## TASK
Write out the data below exactly as given, without any of its pictures.

## DATASET CONTENT
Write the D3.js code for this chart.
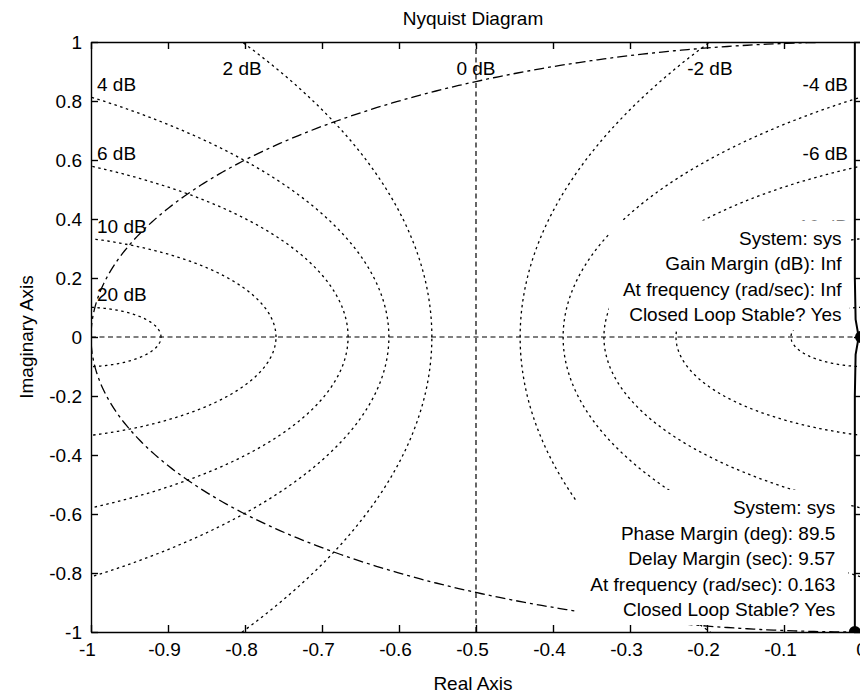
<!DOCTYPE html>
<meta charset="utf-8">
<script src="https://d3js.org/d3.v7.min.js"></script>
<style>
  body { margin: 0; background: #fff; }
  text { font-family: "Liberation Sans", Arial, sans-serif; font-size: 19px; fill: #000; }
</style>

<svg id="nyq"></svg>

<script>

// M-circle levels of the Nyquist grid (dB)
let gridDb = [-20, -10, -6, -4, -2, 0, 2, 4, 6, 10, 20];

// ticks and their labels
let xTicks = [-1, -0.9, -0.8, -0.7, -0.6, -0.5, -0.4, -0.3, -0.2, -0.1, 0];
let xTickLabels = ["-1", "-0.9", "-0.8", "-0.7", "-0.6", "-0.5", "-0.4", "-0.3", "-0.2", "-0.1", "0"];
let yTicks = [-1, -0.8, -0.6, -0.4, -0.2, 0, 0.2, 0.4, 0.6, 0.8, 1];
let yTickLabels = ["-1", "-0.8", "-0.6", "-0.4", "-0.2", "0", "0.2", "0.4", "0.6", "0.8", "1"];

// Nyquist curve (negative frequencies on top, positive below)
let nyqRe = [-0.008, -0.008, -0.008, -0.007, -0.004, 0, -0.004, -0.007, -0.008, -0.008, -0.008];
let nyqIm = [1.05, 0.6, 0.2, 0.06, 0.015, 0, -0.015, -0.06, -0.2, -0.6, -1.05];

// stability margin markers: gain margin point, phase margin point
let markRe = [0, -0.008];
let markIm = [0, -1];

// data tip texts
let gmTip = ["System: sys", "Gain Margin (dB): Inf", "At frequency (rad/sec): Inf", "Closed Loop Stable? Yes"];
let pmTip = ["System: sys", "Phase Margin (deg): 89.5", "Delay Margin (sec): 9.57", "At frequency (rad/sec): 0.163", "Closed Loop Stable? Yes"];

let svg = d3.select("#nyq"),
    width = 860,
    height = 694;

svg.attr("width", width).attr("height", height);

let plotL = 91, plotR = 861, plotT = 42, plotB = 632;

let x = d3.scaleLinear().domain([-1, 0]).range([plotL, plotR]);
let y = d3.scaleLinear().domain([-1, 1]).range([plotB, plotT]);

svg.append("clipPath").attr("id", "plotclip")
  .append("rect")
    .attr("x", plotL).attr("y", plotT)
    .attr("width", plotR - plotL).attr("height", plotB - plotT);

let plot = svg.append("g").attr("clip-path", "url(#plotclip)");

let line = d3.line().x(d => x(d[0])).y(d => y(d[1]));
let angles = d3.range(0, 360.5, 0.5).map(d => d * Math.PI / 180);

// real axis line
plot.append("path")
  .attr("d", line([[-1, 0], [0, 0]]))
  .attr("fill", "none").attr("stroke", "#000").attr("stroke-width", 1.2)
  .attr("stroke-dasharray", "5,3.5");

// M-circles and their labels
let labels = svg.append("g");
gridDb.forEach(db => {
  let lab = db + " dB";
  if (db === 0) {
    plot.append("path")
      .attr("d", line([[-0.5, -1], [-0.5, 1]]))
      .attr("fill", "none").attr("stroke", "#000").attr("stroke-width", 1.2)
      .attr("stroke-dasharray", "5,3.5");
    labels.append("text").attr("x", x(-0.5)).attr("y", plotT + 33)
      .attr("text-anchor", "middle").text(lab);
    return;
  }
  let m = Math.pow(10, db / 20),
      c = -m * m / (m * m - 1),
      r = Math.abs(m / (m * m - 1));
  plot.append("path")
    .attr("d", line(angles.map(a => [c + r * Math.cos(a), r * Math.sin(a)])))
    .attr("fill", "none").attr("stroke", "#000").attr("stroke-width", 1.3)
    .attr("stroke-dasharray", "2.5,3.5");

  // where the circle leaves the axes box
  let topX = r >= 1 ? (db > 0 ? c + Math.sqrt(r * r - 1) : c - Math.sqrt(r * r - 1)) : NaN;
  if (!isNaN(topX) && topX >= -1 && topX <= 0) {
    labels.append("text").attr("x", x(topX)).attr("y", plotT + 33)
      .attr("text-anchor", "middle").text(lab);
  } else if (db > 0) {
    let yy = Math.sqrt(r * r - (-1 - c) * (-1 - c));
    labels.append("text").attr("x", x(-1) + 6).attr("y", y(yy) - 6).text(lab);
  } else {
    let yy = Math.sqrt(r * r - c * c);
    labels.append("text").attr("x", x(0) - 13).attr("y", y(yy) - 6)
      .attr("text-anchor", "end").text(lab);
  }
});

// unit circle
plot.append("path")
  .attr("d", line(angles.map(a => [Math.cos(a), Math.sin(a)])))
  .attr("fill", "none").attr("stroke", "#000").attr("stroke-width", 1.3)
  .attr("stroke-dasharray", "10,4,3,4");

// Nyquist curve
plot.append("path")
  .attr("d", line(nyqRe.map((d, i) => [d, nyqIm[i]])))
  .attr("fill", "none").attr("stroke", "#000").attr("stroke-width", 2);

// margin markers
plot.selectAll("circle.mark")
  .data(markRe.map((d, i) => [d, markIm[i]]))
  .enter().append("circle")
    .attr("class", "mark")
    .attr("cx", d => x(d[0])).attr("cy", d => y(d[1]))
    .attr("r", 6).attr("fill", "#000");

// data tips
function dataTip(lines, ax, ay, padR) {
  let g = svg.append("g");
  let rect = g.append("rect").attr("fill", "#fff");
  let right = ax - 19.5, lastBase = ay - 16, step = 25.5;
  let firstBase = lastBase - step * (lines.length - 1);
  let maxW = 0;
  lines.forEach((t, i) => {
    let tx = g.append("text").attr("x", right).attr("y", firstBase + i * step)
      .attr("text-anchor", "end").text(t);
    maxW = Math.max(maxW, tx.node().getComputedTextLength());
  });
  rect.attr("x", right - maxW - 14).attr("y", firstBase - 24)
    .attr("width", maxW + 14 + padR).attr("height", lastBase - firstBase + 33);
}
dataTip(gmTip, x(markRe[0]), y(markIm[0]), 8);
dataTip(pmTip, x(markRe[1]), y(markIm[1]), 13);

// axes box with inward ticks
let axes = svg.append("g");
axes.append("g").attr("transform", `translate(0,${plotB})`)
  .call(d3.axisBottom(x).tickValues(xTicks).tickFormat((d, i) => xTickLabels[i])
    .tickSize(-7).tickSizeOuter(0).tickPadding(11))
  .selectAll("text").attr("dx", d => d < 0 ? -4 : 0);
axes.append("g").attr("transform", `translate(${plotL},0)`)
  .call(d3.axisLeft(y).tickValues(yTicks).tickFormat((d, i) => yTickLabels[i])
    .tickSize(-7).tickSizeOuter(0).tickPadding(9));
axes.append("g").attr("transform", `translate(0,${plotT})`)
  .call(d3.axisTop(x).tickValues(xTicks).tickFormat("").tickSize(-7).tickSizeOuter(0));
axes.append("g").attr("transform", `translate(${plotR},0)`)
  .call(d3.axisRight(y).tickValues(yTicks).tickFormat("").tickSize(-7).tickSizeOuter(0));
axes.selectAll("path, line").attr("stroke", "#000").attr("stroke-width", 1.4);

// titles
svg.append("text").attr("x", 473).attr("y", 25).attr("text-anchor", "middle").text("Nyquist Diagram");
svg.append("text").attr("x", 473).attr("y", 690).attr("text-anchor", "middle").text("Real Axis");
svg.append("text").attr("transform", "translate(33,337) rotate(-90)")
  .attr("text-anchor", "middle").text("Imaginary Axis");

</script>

## WRITTEN RESPONSE
Write the D3.js code for this chart.
<!DOCTYPE html>
<meta charset="utf-8">
<script src="https://d3js.org/d3.v7.min.js"></script>
<style>
  body { margin: 0; background: #fff; }
  text { font-family: "Liberation Sans", Arial, sans-serif; font-size: 19px; fill: #000; }
</style>

<svg id="nyq"></svg>

<script>

// M-circle levels of the Nyquist grid (dB)
let gridDb = [-20, -10, -6, -4, -2, 0, 2, 4, 6, 10, 20];

// ticks and their labels
let xTicks = [-1, -0.9, -0.8, -0.7, -0.6, -0.5, -0.4, -0.3, -0.2, -0.1, 0];
let xTickLabels = ["-1", "-0.9", "-0.8", "-0.7", "-0.6", "-0.5", "-0.4", "-0.3", "-0.2", "-0.1", "0"];
let yTicks = [-1, -0.8, -0.6, -0.4, -0.2, 0, 0.2, 0.4, 0.6, 0.8, 1];
let yTickLabels = ["-1", "-0.8", "-0.6", "-0.4", "-0.2", "0", "0.2", "0.4", "0.6", "0.8", "1"];

// Nyquist curve (negative frequencies on top, positive below)
let nyqRe = [-0.008, -0.008, -0.008, -0.007, -0.004, 0, -0.004, -0.007, -0.008, -0.008, -0.008];
let nyqIm = [1.05, 0.6, 0.2, 0.06, 0.015, 0, -0.015, -0.06, -0.2, -0.6, -1.05];

// stability margin markers: gain margin point, phase margin point
let markRe = [0, -0.008];
let markIm = [0, -1];

// data tip texts
let gmTip = ["System: sys", "Gain Margin (dB): Inf", "At frequency (rad/sec): Inf", "Closed Loop Stable? Yes"];
let pmTip = ["System: sys", "Phase Margin (deg): 89.5", "Delay Margin (sec): 9.57", "At frequency (rad/sec): 0.163", "Closed Loop Stable? Yes"];

let svg = d3.select("#nyq"),
    width = 860,
    height = 694;

svg.attr("width", width).attr("height", height);

let plotL = 91, plotR = 861, plotT = 42, plotB = 632;

let x = d3.scaleLinear().domain([-1, 0]).range([plotL, plotR]);
let y = d3.scaleLinear().domain([-1, 1]).range([plotB, plotT]);

svg.append("clipPath").attr("id", "plotclip")
  .append("rect")
    .attr("x", plotL).attr("y", plotT)
    .attr("width", plotR - plotL).attr("height", plotB - plotT);

let plot = svg.append("g").attr("clip-path", "url(#plotclip)");

let line = d3.line().x(d => x(d[0])).y(d => y(d[1]));
let angles = d3.range(0, 360.5, 0.5).map(d => d * Math.PI / 180);

// real axis line
plot.append("path")
  .attr("d", line([[-1, 0], [0, 0]]))
  .attr("fill", "none").attr("stroke", "#000").attr("stroke-width", 1.2)
  .attr("stroke-dasharray", "5,3.5");

// M-circles and their labels
let labels = svg.append("g");
gridDb.forEach(db => {
  let lab = db + " dB";
  if (db === 0) {
    plot.append("path")
      .attr("d", line([[-0.5, -1], [-0.5, 1]]))
      .attr("fill", "none").attr("stroke", "#000").attr("stroke-width", 1.2)
      .attr("stroke-dasharray", "5,3.5");
    labels.append("text").attr("x", x(-0.5)).attr("y", plotT + 33)
      .attr("text-anchor", "middle").text(lab);
    return;
  }
  let m = Math.pow(10, db / 20),
      c = -m * m / (m * m - 1),
      r = Math.abs(m / (m * m - 1));
  plot.append("path")
    .attr("d", line(angles.map(a => [c + r * Math.cos(a), r * Math.sin(a)])))
    .attr("fill", "none").attr("stroke", "#000").attr("stroke-width", 1.3)
    .attr("stroke-dasharray", "2.5,3.5");

  // where the circle leaves the axes box
  let topX = r >= 1 ? (db > 0 ? c + Math.sqrt(r * r - 1) : c - Math.sqrt(r * r - 1)) : NaN;
  if (!isNaN(topX) && topX >= -1 && topX <= 0) {
    labels.append("text").attr("x", x(topX)).attr("y", plotT + 33)
      .attr("text-anchor", "middle").text(lab);
  } else if (db > 0) {
    let yy = Math.sqrt(r * r - (-1 - c) * (-1 - c));
    labels.append("text").attr("x", x(-1) + 6).attr("y", y(yy) - 6).text(lab);
  } else {
    let yy = Math.sqrt(r * r - c * c);
    labels.append("text").attr("x", x(0) - 13).attr("y", y(yy) - 6)
      .attr("text-anchor", "end").text(lab);
  }
});

// unit circle
plot.append("path")
  .attr("d", line(angles.map(a => [Math.cos(a), Math.sin(a)])))
  .attr("fill", "none").attr("stroke", "#000").attr("stroke-width", 1.3)
  .attr("stroke-dasharray", "10,4,3,4");

// Nyquist curve
plot.append("path")
  .attr("d", line(nyqRe.map((d, i) => [d, nyqIm[i]])))
  .attr("fill", "none").attr("stroke", "#000").attr("stroke-width", 2);

// margin markers
plot.selectAll("circle.mark")
  .data(markRe.map((d, i) => [d, markIm[i]]))
  .enter().append("circle")
    .attr("class", "mark")
    .attr("cx", d => x(d[0])).attr("cy", d => y(d[1]))
    .attr("r", 6).attr("fill", "#000");

// data tips
function dataTip(lines, ax, ay, padR) {
  let g = svg.append("g");
  let rect = g.append("rect").attr("fill", "#fff");
  let right = ax - 19.5, lastBase = ay - 16, step = 25.5;
  let firstBase = lastBase - step * (lines.length - 1);
  let maxW = 0;
  lines.forEach((t, i) => {
    let tx = g.append("text").attr("x", right).attr("y", firstBase + i * step)
      .attr("text-anchor", "end").text(t);
    maxW = Math.max(maxW, tx.node().getComputedTextLength());
  });
  rect.attr("x", right - maxW - 14).attr("y", firstBase - 24)
    .attr("width", maxW + 14 + padR).attr("height", lastBase - firstBase + 33);
}
dataTip(gmTip, x(markRe[0]), y(markIm[0]), 8);
dataTip(pmTip, x(markRe[1]), y(markIm[1]), 13);

// axes box with inward ticks
let axes = svg.append("g");
axes.append("g").attr("transform", `translate(0,${plotB})`)
  .call(d3.axisBottom(x).tickValues(xTicks).tickFormat((d, i) => xTickLabels[i])
    .tickSize(-7).tickSizeOuter(0).tickPadding(11))
  .selectAll("text").attr("dx", d => d < 0 ? -4 : 0);
axes.append("g").attr("transform", `translate(${plotL},0)`)
  .call(d3.axisLeft(y).tickValues(yTicks).tickFormat((d, i) => yTickLabels[i])
    .tickSize(-7).tickSizeOuter(0).tickPadding(9));
axes.append("g").attr("transform", `translate(0,${plotT})`)
  .call(d3.axisTop(x).tickValues(xTicks).tickFormat("").tickSize(-7).tickSizeOuter(0));
axes.append("g").attr("transform", `translate(${plotR},0)`)
  .call(d3.axisRight(y).tickValues(yTicks).tickFormat("").tickSize(-7).tickSizeOuter(0));
axes.selectAll("path, line").attr("stroke", "#000").attr("stroke-width", 1.4);

// titles
svg.append("text").attr("x", 473).attr("y", 25).attr("text-anchor", "middle").text("Nyquist Diagram");
svg.append("text").attr("x", 473).attr("y", 690).attr("text-anchor", "middle").text("Real Axis");
svg.append("text").attr("transform", "translate(33,337) rotate(-90)")
  .attr("text-anchor", "middle").text("Imaginary Axis");

</script>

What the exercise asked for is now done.